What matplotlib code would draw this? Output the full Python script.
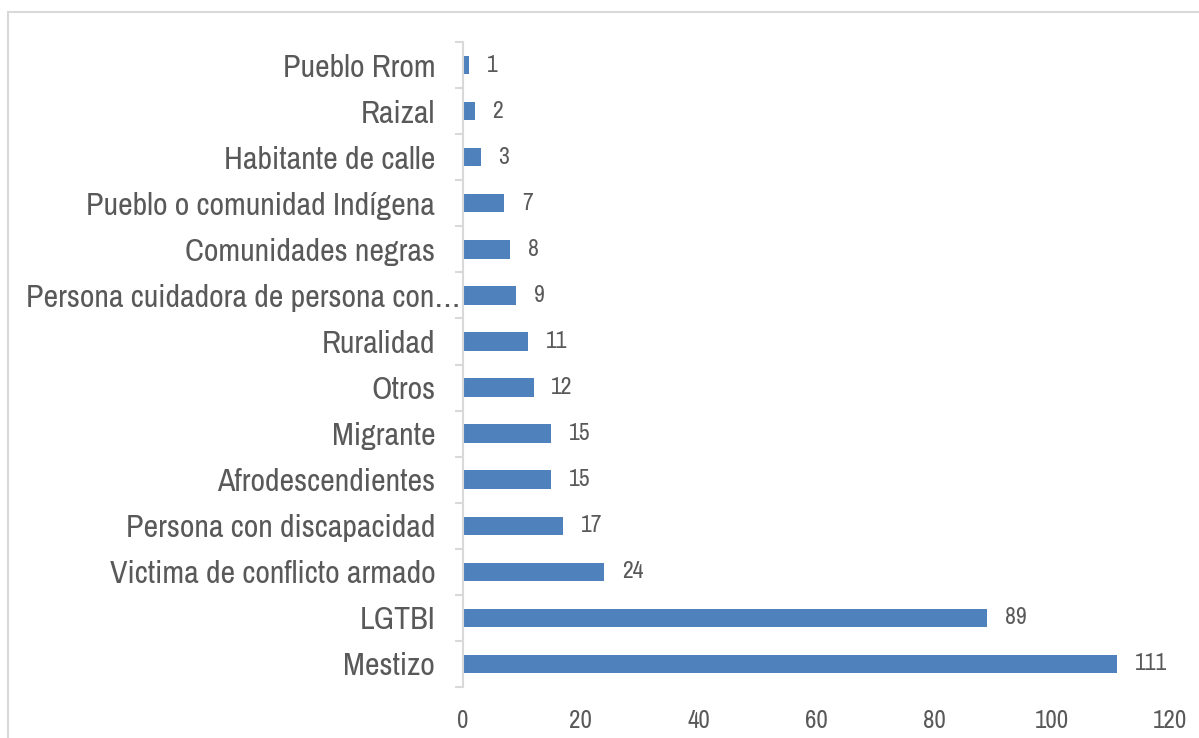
import matplotlib
matplotlib.use("Agg")
import matplotlib.pyplot as plt
import matplotlib.transforms as mtrans
import numpy as np
from matplotlib.patches import Rectangle

# Categories from top to bottom and their counts
categorias = ["Pueblo Rrom", "Raizal", "Habitante de calle",
              "Pueblo o comunidad Indígena", "Comunidades negras",
              "Persona cuidadora de persona con…", "Ruralidad", "Otros",
              "Migrante", "Afrodescendientes", "Persona con discapacidad",
              "Victima de conflicto armado", "LGTBI", "Mestizo"]
valores = [1, 2, 3, 7, 8, 9, 11, 12, 15, 15, 17, 24, 89, 111]
x_ticks = [0, 20, 40, 60, 80, 100, 120]

plt.rcParams['font.family'] = ['Archivo Narrow', 'Liberation Sans', 'DejaVu Sans']
texto = "#595959"
gris = "#D9D9D9"
azul = "#4F81BD"

fig = plt.figure(figsize=(11.99, 7.38), dpi=100)
ax = fig.add_axes([463/1199, 1-687/738, (1170-463)/1199, (687-42)/738])

# light frame around the chart
fig.patches.append(Rectangle((8/1199, -0.05), 1.1, 1-12/738+0.05,
                             transform=fig.transFigure, fill=False,
                             edgecolor=gris, linewidth=1.5))

pos = np.arange(len(categorias))
ax.barh(pos, valores, height=0.4, color=azul)
for p, v in zip(pos, valores):
    ax.text(v + 3, p, str(v), va='center', ha='left', fontsize=17, color=texto)

ax.set_ylim(len(categorias) - 0.5, -0.5)
ax.set_xlim(0, 120)
ax.set_yticks(pos)
ax.set_yticklabels(categorias, fontsize=23, color=texto)
ax.set_yticks(np.arange(-0.5, len(categorias)), minor=True)
ax.tick_params(axis='y', which='major', length=0, pad=20)
ax.tick_params(axis='y', which='minor', length=6, color=gris, width=1.5)
ax.set_xticks(x_ticks)
ax.set_xticklabels([str(t) for t in x_ticks], fontsize=18, color=texto)
ax.tick_params(axis='x', length=0, pad=16)

# the truncated label runs a bit past the others, like in the original
lab = ax.get_yticklabels()[5]
lab.set_transform(lab.get_transform() +
                  mtrans.ScaledTranslation(0.25, 0, fig.dpi_scale_trans))

for s in ['top', 'right', 'bottom']:
    ax.spines[s].set_visible(False)
ax.spines['left'].set_color(gris)
ax.spines['left'].set_linewidth(1.5)

fig.savefig("out.png", dpi=100)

Given problem: Every line from the start of the listing above through the line with "ha='left', fontsize=17, color=texto)" should be repeated exactly; skip the pictures and add nothing else.

Solution to this exercise:
What matplotlib code would draw this? Output the full Python script.
import matplotlib
matplotlib.use("Agg")
import matplotlib.pyplot as plt
import matplotlib.transforms as mtrans
import numpy as np
from matplotlib.patches import Rectangle

# Categories from top to bottom and their counts
categorias = ["Pueblo Rrom", "Raizal", "Habitante de calle",
              "Pueblo o comunidad Indígena", "Comunidades negras",
              "Persona cuidadora de persona con…", "Ruralidad", "Otros",
              "Migrante", "Afrodescendientes", "Persona con discapacidad",
              "Victima de conflicto armado", "LGTBI", "Mestizo"]
valores = [1, 2, 3, 7, 8, 9, 11, 12, 15, 15, 17, 24, 89, 111]
x_ticks = [0, 20, 40, 60, 80, 100, 120]

plt.rcParams['font.family'] = ['Archivo Narrow', 'Liberation Sans', 'DejaVu Sans']
texto = "#595959"
gris = "#D9D9D9"
azul = "#4F81BD"

fig = plt.figure(figsize=(11.99, 7.38), dpi=100)
ax = fig.add_axes([463/1199, 1-687/738, (1170-463)/1199, (687-42)/738])

# light frame around the chart
fig.patches.append(Rectangle((8/1199, -0.05), 1.1, 1-12/738+0.05,
                             transform=fig.transFigure, fill=False,
                             edgecolor=gris, linewidth=1.5))

pos = np.arange(len(categorias))
ax.barh(pos, valores, height=0.4, color=azul)
for p, v in zip(pos, valores):
    ax.text(v + 3, p, str(v), va='center', ha='left', fontsize=17, color=texto)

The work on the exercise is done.